Stated goal » Only the lines from the top of the listing below to the line that has "import * as" should be echoed, with both ends kept and pictures left out.
***** Stored data
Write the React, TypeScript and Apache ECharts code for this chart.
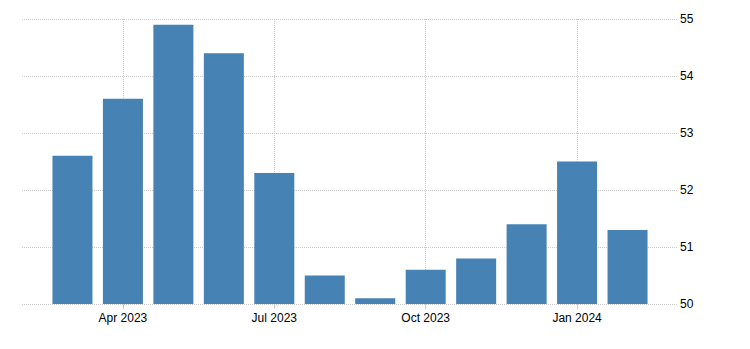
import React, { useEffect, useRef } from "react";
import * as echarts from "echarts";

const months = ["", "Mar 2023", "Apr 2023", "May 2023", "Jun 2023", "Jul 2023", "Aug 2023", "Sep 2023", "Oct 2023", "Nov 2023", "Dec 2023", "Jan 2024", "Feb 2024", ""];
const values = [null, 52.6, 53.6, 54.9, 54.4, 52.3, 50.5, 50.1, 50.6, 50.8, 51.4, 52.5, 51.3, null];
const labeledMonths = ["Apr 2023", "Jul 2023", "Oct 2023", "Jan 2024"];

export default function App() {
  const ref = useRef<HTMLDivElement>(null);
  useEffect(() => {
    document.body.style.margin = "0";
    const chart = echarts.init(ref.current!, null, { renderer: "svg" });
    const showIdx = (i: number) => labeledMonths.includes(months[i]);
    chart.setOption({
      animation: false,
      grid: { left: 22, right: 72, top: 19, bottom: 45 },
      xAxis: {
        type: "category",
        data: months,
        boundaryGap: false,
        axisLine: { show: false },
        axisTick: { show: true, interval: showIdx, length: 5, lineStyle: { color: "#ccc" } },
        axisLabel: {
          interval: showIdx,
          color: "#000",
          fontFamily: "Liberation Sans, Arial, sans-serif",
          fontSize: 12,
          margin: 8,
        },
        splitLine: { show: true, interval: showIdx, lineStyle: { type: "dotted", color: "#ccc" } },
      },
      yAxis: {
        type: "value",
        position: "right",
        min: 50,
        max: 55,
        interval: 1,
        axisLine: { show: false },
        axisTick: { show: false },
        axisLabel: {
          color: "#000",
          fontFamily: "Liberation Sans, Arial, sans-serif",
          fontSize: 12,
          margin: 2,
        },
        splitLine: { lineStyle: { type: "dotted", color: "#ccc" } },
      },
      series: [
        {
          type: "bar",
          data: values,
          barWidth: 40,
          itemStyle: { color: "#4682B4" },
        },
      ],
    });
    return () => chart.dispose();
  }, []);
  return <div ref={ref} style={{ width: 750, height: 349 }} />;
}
**********
Finished exercise »
Write the React, TypeScript and Apache ECharts code for this chart.
import React, { useEffect, useRef } from "react";
import * as echarts from "echarts";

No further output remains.